Despite the fact that many SD-WAN products/services offer enhanced security, this feature isn’t highlighted by prospective SD-WAN adopters. Most say that this is because the focus of SD-WAN consideration is cost management and not security enhancement. But most also say that vendors/providers of SD-WAN aren’t pushing them toward considering security as another justification for adoption. Instead, their security focus is usually another layer.

Security is the area where most users expect to spend more, but at the same time an area where they believe their spending is most likely to be sub-optimal. Three-quarters of buyers think they already spend too much on security because they’ve layered things on without considering the whole picture. You hear terms like “holistic approach” or “rethinking” a lot in their comments, but at the same time, less than an eighth of the users expect to redo their security strategies in any way. They recognize that to undertake any major change is to risk creating a hole in products or practices that could hurt them badly. They hope for new features, even at a cost, from current vendors, and that their current vendors would somehow rationalize the whole security stack and approach.

That stay-the-course view carries on to network equipment overall. While well over 80% of users say that open technologies like white boxes and open-source software could “significantly” lower costs, and while about a sixth say they are “looking at” open-model networking, the number that actually has budgeted for a change to an open strategy in the second half is in the statistical noise level. In fact, two companies that had planned to increase their open-model investment in 2023 say they are now going to stay with their dominant vendor.

That’s another interesting shift in itself. Even among network operators, I’m seeing a desire not to broaden vendor choices in their networks but to narrow it. Three companies say they would be “consolidating” vendors for every one company that says it would be expanding the number they bought from. There is even a desire among end users to reduce the number of service providers (and, by the way, cloud providers). They’re talking “more leverage” and “less integration” instead of “best of breed” or “lock-in”.

What technology has them the most excited? AI is the answer, but even here there are a bunch of contradictions. Very few companies (maybe one in six) have even tried to use AI in networking in any way. Nearly all of them say that they expect their AI use to increase, and yet nearly all also say that AI is overhyped and that “most vendor AI claims are exaggerated.”

The reasons for the seemingly mindless AI enthusiasm is a simple reversal of an old saying: “Where there’s hope, there’s life.” AI could (theoretically) reduce operator errors. It could (hopefully) improve network capacity planning. It could (presumably) help secure applications and data and spot malefactors. All these things are recurring problems that seem to defy solution, and AI offers a hope that a solution might be near at hand. What’s not to love, provisionally of course.

“Provisionally” means not right now. Users cite only two network AI tools (three AI tools overall) that they think are really delivering good value today.
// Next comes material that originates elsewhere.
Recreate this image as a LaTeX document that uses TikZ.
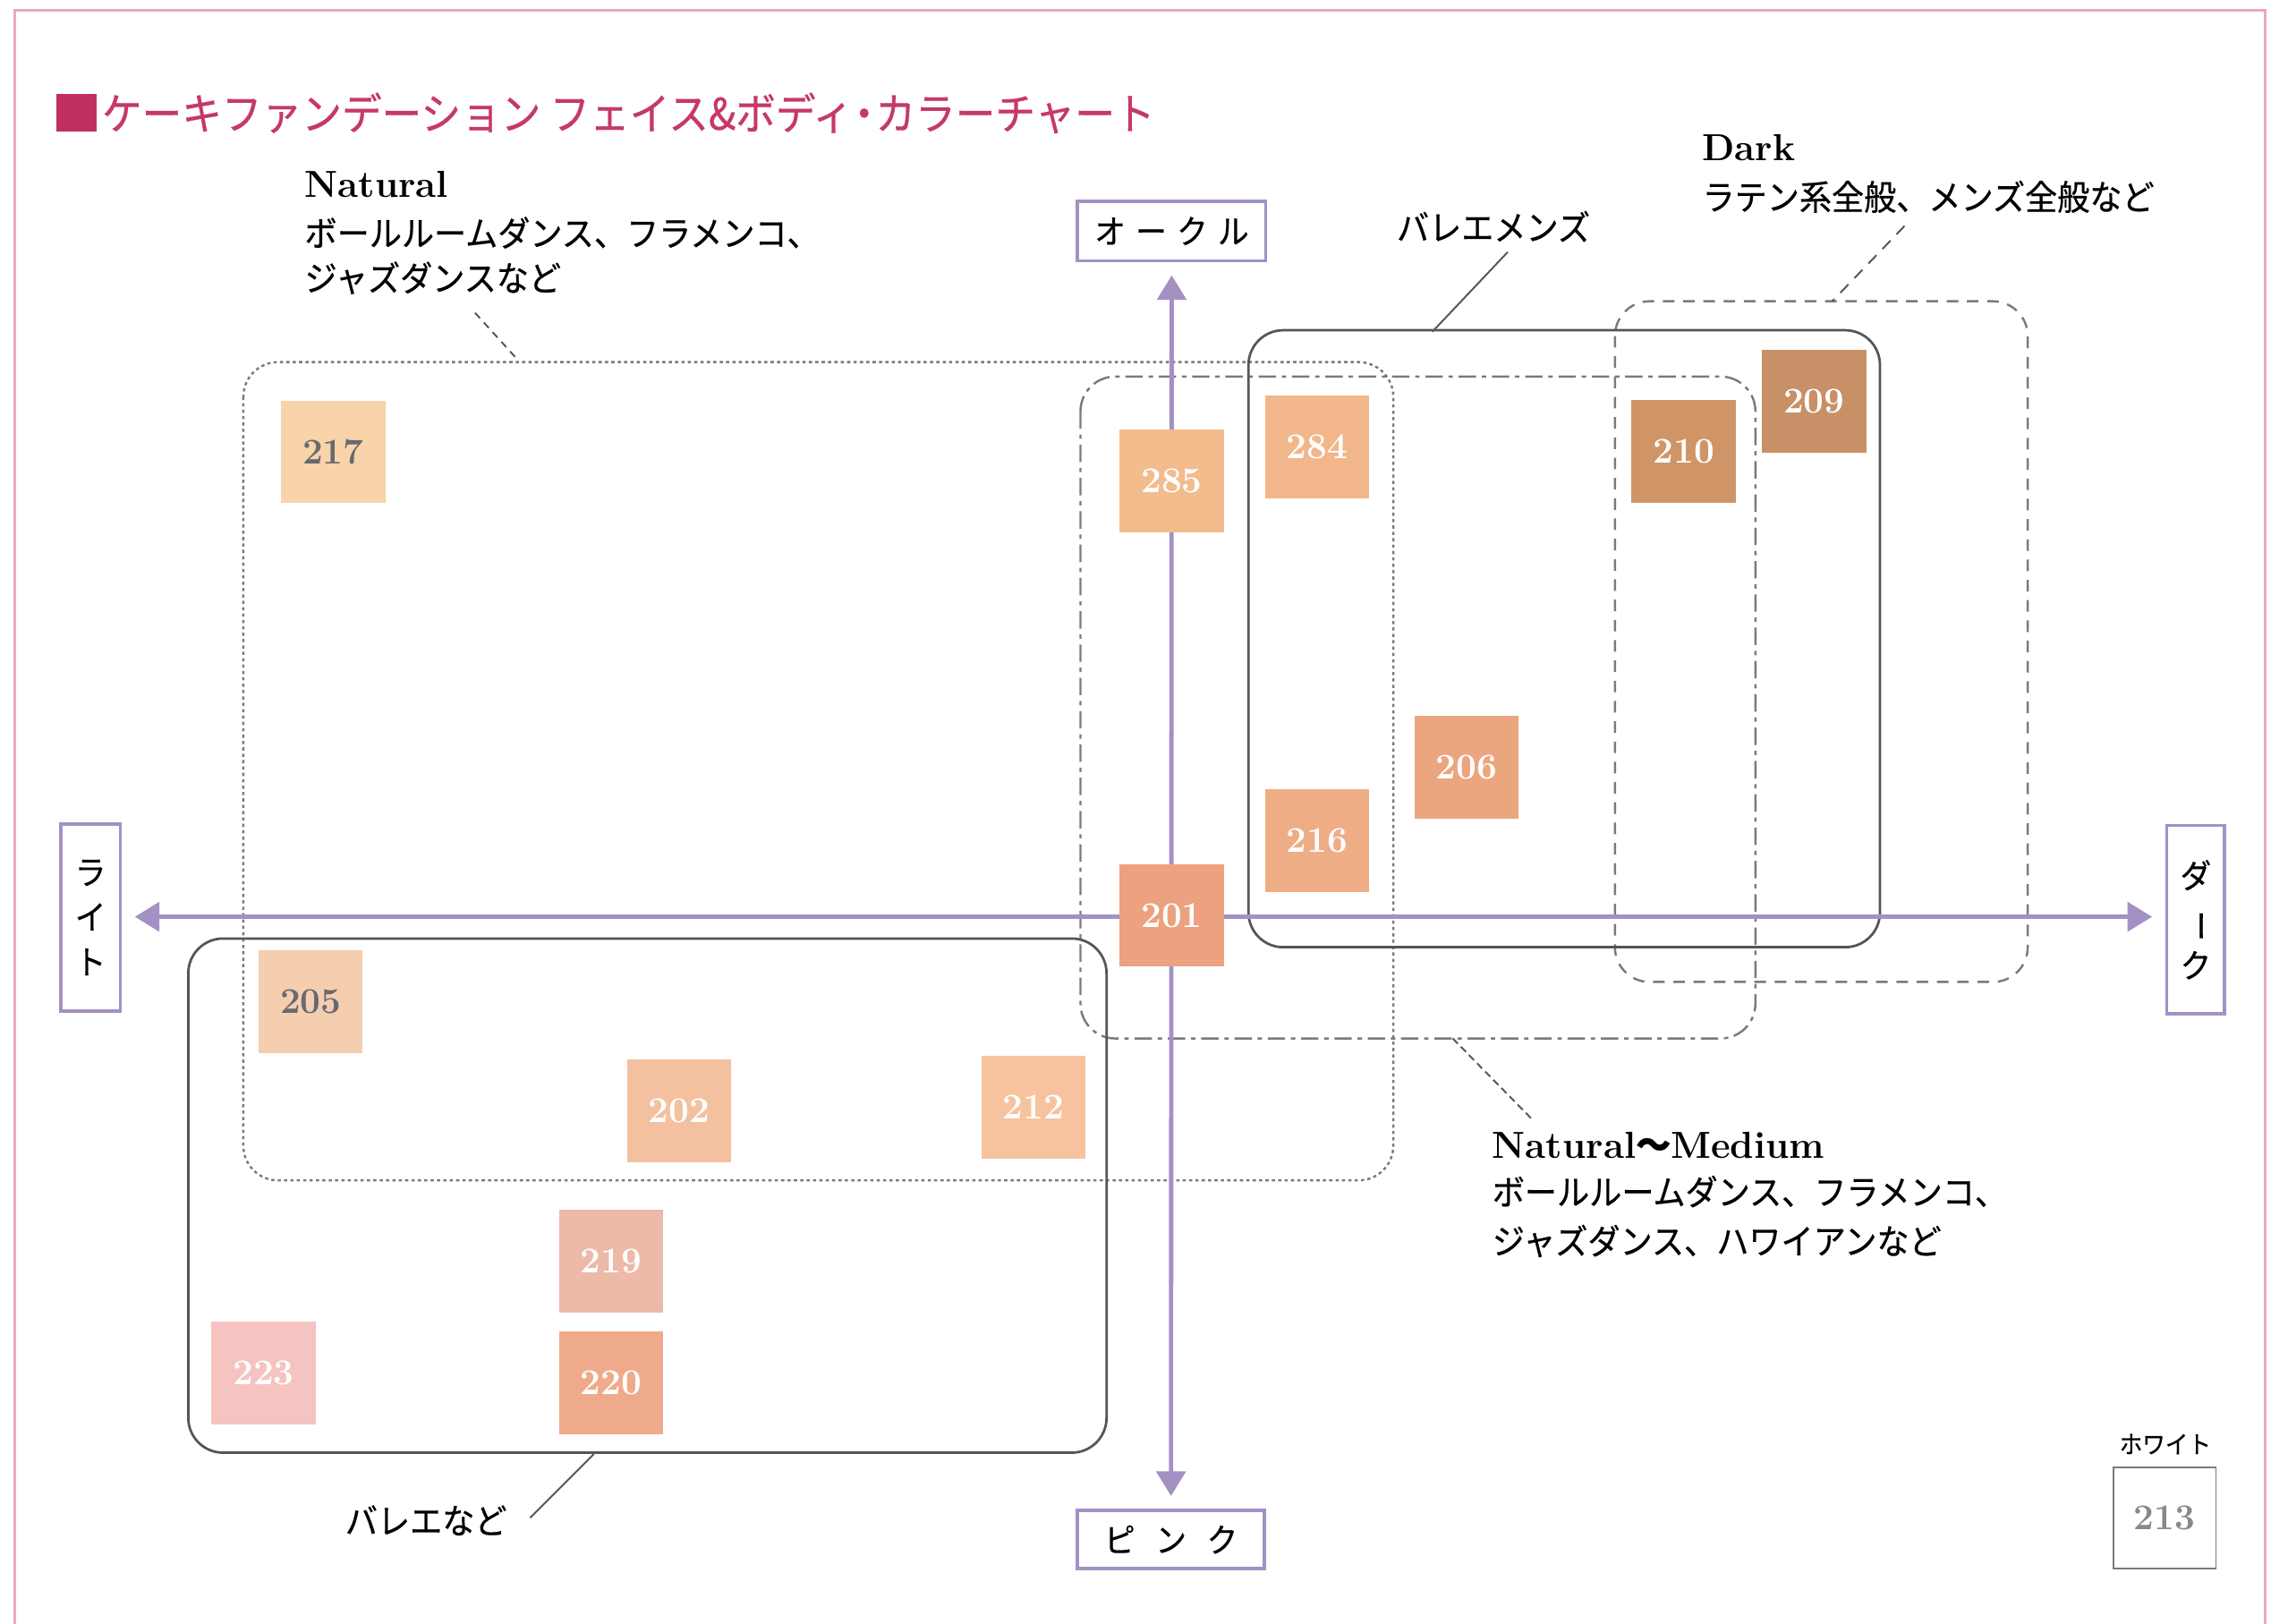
\documentclass[tikz,border=0pt]{standalone}
\usepackage{fontspec}
\usepackage{graphicx}
\usetikzlibrary{arrows.meta}
\newfontfamily\jp[FakeStretch=0.93, FakeBold=0.5]{Noto Sans CJK JP}
\newfontfamily\jpt[FakeStretch=0.92, FakeBold=0.6]{Noto Sans CJK JP}
\definecolor{framec}{HTML}{E9A9C3}
\definecolor{titlec}{HTML}{C6386A}
\definecolor{sqc}{HTML}{C0305F}
\definecolor{axc}{HTML}{A391C4}
\definecolor{boxg}{HTML}{7A7A7A}
\definecolor{boxs}{HTML}{555555}
\definecolor{numg}{HTML}{666A70}
\definecolor{c217}{HTML}{F9D3A9}
\definecolor{c285}{HTML}{F2BC8D}
\definecolor{c284}{HTML}{F1B78B}
\definecolor{c210}{HTML}{D09566}
\definecolor{c209}{HTML}{C79066}
\definecolor{c206}{HTML}{EBA57F}
\definecolor{c216}{HTML}{EFAD86}
\definecolor{c201}{HTML}{ECA27E}
\definecolor{c205}{HTML}{F5CDAF}
\definecolor{c202}{HTML}{F4C1A0}
\definecolor{c212}{HTML}{F7C39E}
\definecolor{c219}{HTML}{EDB9A8}
\definecolor{c220}{HTML}{EFAA8B}
\definecolor{c223}{HTML}{F5C3C0}
\tikzset{
  swatch/.style={minimum width=36pt, minimum height=35.5pt, inner sep=0pt, text=white,
    font=\fontsize{12.5}{14}\selectfont\bfseries},
  axbox/.style={draw=axc, line width=1.1pt, fill=white, inner sep=0pt},
  axis/.style={draw=axc, line width=1.5pt, {Triangle[length=8.5pt,width=10pt]}-{Triangle[length=8.5pt,width=10pt]}, shorten <=4.5pt, shorten >=4.5pt},
  jptxt/.style={font=\jp\fontsize{12}{14}\selectfont, inner sep=0pt, anchor=base west},
  entxt/.style={font=\fontsize{13}{15}\selectfont\bfseries, inner sep=0pt, anchor=base west},
  dotbox/.style={draw=boxg, line width=0.75pt, dash pattern=on 1.1pt off 1.1pt, rounded corners=12pt},
  dashbox/.style={draw=boxg, line width=0.75pt, dash pattern=on 4pt off 3pt, rounded corners=12pt},
  dotdashbox/.style={draw=boxg, line width=0.75pt, dash pattern=on 6pt off 2pt on 1.5pt off 2pt, rounded corners=12pt},
  solidbox/.style={draw=boxs, line width=0.85pt, rounded corners=12pt},
  leader/.style={draw=boxs, line width=0.6pt}
}
\begin{document}
\begin{tikzpicture}[x=0.5pt, y=-0.5pt]
\clip (0,0) rectangle (1568,1121);
\fill[white] (0,0) rectangle (1568,1121);
% frame
\draw[framec, line width=1pt] (10,1140) -- (10,7) -- (1564,7) -- (1564,1140);
% title
\node[fill=sqc, minimum width=14pt, minimum height=13pt, inner sep=0pt] (sq) at (53,78) {};
\node[anchor=base west, inner sep=0pt, text=titlec, font=\jpt\fontsize{15}{17}\selectfont] (title) at (70,89.5) {ケーキファンデーション フェイス\&ボディ{\hspace{-3pt}}・{\hspace{-3pt}}カラーチャート};
% group boxes
\draw[dotbox] (168,250) rectangle (962,815);
\draw[dotdashbox] (746,260) rectangle (1212,717);
\draw[dashbox] (1115,208) rectangle (1400,678);
\draw[solidbox] (862,228) rectangle (1298,654);
\draw[solidbox] (130,648) rectangle (764,1003);
% axis labels
\node[axbox, minimum width=65pt, minimum height=20.5pt, font=\jp\fontsize{11.5}{14}\selectfont] (ochre) at (809,159.5) {オ\hspace{3.5pt}ー\hspace{3.5pt}ク\hspace{3.5pt}ル};
\node[axbox, minimum width=64.5pt, minimum height=20pt, font=\jp\fontsize{11.5}{14}\selectfont] (pink) at (808.5,1063) {ピ\hspace{7pt}ン\hspace{7pt}ク};
\node[axbox, minimum width=20.5pt, minimum height=64.5pt, align=center, font=\jp\fontsize{11.5}{15.5}\selectfont] (light) at (62.5,633.5) {ラ\\イ\\ト};
\node[axbox, minimum width=20pt, minimum height=65pt, align=center, font=\jp\fontsize{11.5}{15.5}\selectfont] (dark) at (1516,635) {ダ\\\rotatebox[origin=c]{-90}{ー}\\ク};
% axes
\draw[axis] (pink.north) -- (ochre.south);
\draw[axis] (light.east |- 0,633) coordinate (lx) -- (dark.west |- 0,633) coordinate (dx);
% swatches
\node[swatch, fill=c217, text=numg] (s217) at (230,312) {217};
\node[swatch, fill=c285] (s285) at (809,332) {285};
\node[swatch, fill=c284] (s284) at (909.5,308.5) {284};
\node[swatch, fill=c210] (s210) at (1162.5,311.5) {210};
\node[swatch, fill=c209] (s209) at (1252.5,277) {209};
\node[swatch, fill=c206] (s206) at (1012.5,529.5) {206};
\node[swatch, fill=c216] (s216) at (909.5,580.5) {216};
\node[swatch, fill=c201] (s201) at (809,632) {201};
\node[swatch, fill=c205, text=numg] (s205) at (214.5,691.5) {205};
\node[swatch, fill=c202] (s202) at (469,767) {202};
\node[swatch, fill=c212] (s212) at (713.5,764.5) {212};
\node[swatch, fill=c219] (s219) at (422,870.5) {219};
\node[swatch, fill=c220] (s220) at (422,955) {220};
\node[swatch, fill=c223] (s223) at (182,948) {223};
\node[swatch, fill=white, draw=boxg, line width=0.6pt, text=numg!80, minimum width=35.5pt, minimum height=35pt] (s213) at (1494.5,1048) {213};
\node[anchor=base, inner sep=0pt, font=\jp\fontsize{8.5}{10}\selectfont] (white) at (1495,1003.5) {ホワイト};
% Natural label
\node[entxt] (natT) at (210,136) {Natural};
\node[jptxt] (natA) at (210,170) {ボールルームダンス、フラメンコ、};
\node[jptxt] (natB) at (210,201) {ジャズダンスなど};
\coordinate (natL1) at (328,216);
\coordinate (natL2) at (358,249);
\draw[leader, dash pattern=on 2.5pt off 2pt] (natL1) -- (natL2);
% Ballet mens label
\node[jptxt] (bm) at (964,166) {バレエメンズ};
\coordinate (bmL1) at (1041,174);
\coordinate (bmL2) at (989,229);
\draw[leader] (bmL1) -- (bmL2);
% Dark label
\node[entxt] (dkT) at (1175,111) {Dark};
\node[jptxt] (dkA) at (1175,145) {ラテン系全般、メンズ全般など};
\coordinate (dkL1) at (1315,156);
\coordinate (dkL2) at (1265,208);
\draw[leader, dash pattern=on 4pt off 3pt] (dkL1) -- (dkL2);
% Natural~Medium label
\node[entxt] (nmT) at (1030,800) {Natural{\jp ～}Medium};
\node[jptxt] (nmA) at (1030,832) {ボールルームダンス、フラメンコ、};
\node[jptxt] (nmB) at (1030,866) {ジャズダンス、ハワイアンなど};
\coordinate (nmL1) at (1003,717);
\coordinate (nmL2) at (1058,773);
\draw[leader, dash pattern=on 2.5pt off 1.5pt] (nmL1) -- (nmL2);
% Ballet label
\node[jptxt] (bl) at (238,1059) {バレエなど};
\coordinate (blL1) at (366,1048);
\coordinate (blL2) at (410,1004);
\draw[leader] (blL1) -- (blL2);
\end{tikzpicture}
\end{document}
On average, they think that AI will mature enough to deliver on some promises by late in the second half of 2023. If it does, they’re prepared to go off-budget to get the stuff that proves out.

Overall, network buyers are hopeful for the second half, but they’re also still, in their hearts, a little afraid. Uncertainty is the enemy of investment, and it wouldn’t take much to tip things over to the cautious side. Like the users themselves, I remain (theoretically, hopefully, presumably, provisionally) confident…for now. It could still be a cold winter.